Trees I planted in Tiznit, Morocco, in January and December 1960 are now twice as tall as a man. One of the thousand trees I planted near Bou Saada in March 1964 is now taller than the large Conservator of Forests in Algeria. He was startled.

My research into Campbell-Purdie reaches a dead end as there is no accessible evidence to say what happened to her and her activities in Morocco and Algeria. Yet, just to revisit her contribution ensures the recognition of her role in actively seeking change, and this is something she shares with other important women in the environmental movement; women like Wangari Maathai whose significance in Kenya and around the world as an advocate for both the environment and for women as interrelated and interdependent issues, is as pressing now as when she championed the Green Belt Movement.

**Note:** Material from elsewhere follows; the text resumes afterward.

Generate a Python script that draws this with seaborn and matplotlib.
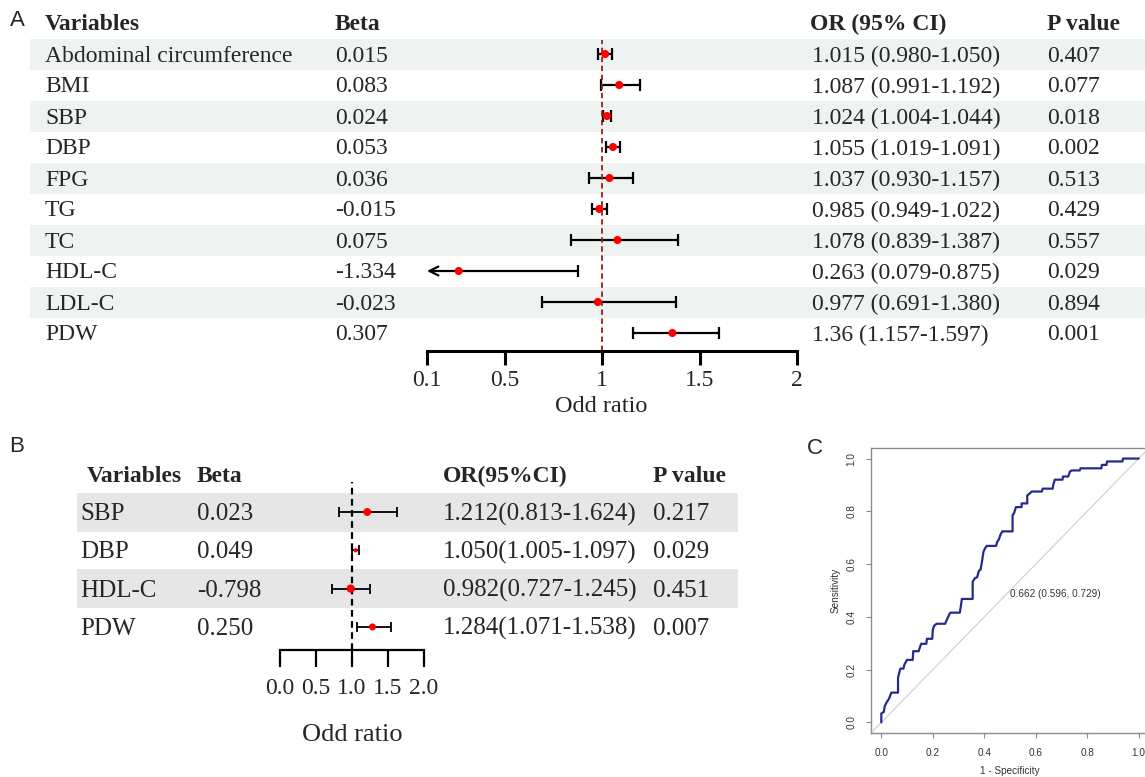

Camilla Allen visiting Women’s tree nurseries in Kenya. Credit: Max Charles 2017

As a female researcher I get great satisfaction from knowing that there are also links between Richard St. Barbe Baker and Maathai, but that her powerful advocacy for trees came from her own passion and insight, not something that needs to be attributed to Baker.  The International Tree Foundation empowers women to be bold for change.  I witnessed first-hand some of the agroforestry and reforestation projects that are being supported in Kenya where women are integral to the care and planting of trees. That is something to celebrate and build upon on International Women’s Day!

(For anyone who is interested in reading more about Cambell-Purdie she also wrote a book about her work with Fenner Brockway and which has a foreword by Iris Murdoch called Woman Against the Desert, published by Victor Gollancz in1967.)